Saturday, April 12, 2014 | 12:24 AM | 0 ruler breaker
Just when I thought that things get a little bit better, everything starts to crash down again.
I wouldn't say that I've the best of it, but I thought it did get a little, just that little bit better. But tonight, right at this moment, I came to realize that, everything was just my imagination. That little hope that I thought I saw, that little glimpse of light that I thought I saw, just go "poof" GONE!
Everything should have already get to a full stop a week ago. But, I choose not to let it end. And there, history repeat. There's a saying, "never fix a broken glass, cause you'll end up hurting yourself" and I find it very relevant to me. Why did I say it's relevant, it simply because I broke that "glass" in between us a week ago. Things should have left that way, and that's it. Why must I be so naive and think that we could be fine after that?
Actually, I won't blame you.
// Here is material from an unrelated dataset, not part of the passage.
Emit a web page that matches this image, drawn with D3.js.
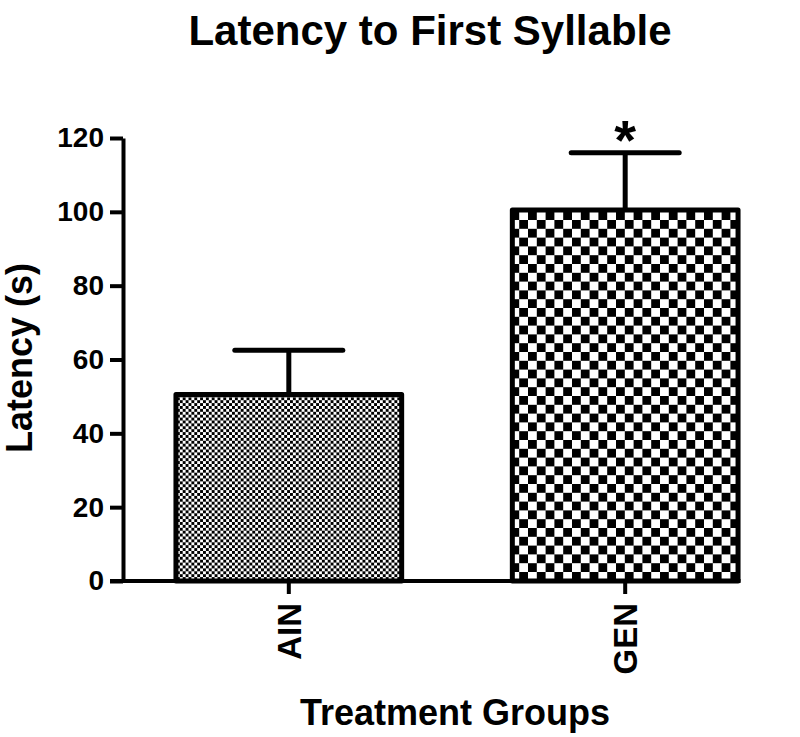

You've made it very clear at the very start, just that I'm that naive to think that by working a little harder, to care a little more, to do a little more for you, could actually change a little and make you fall. But, I'm wrong. I'm dead wrong. Nothing's gonna change that. Nothing's gonna change the fact that you don't like me, and you never will!
It's coming to an end. I guess I shall not be dumb and hope that one day you'll actually fall for me. I've been dumb to do that in my previous relationship, I shall not do that anymore. Hoping for something that will never happen is purely stupid! But at least, at the end of the day, I could say I've tried.
If you're meant to be, you'll be. If not, friends we shall be.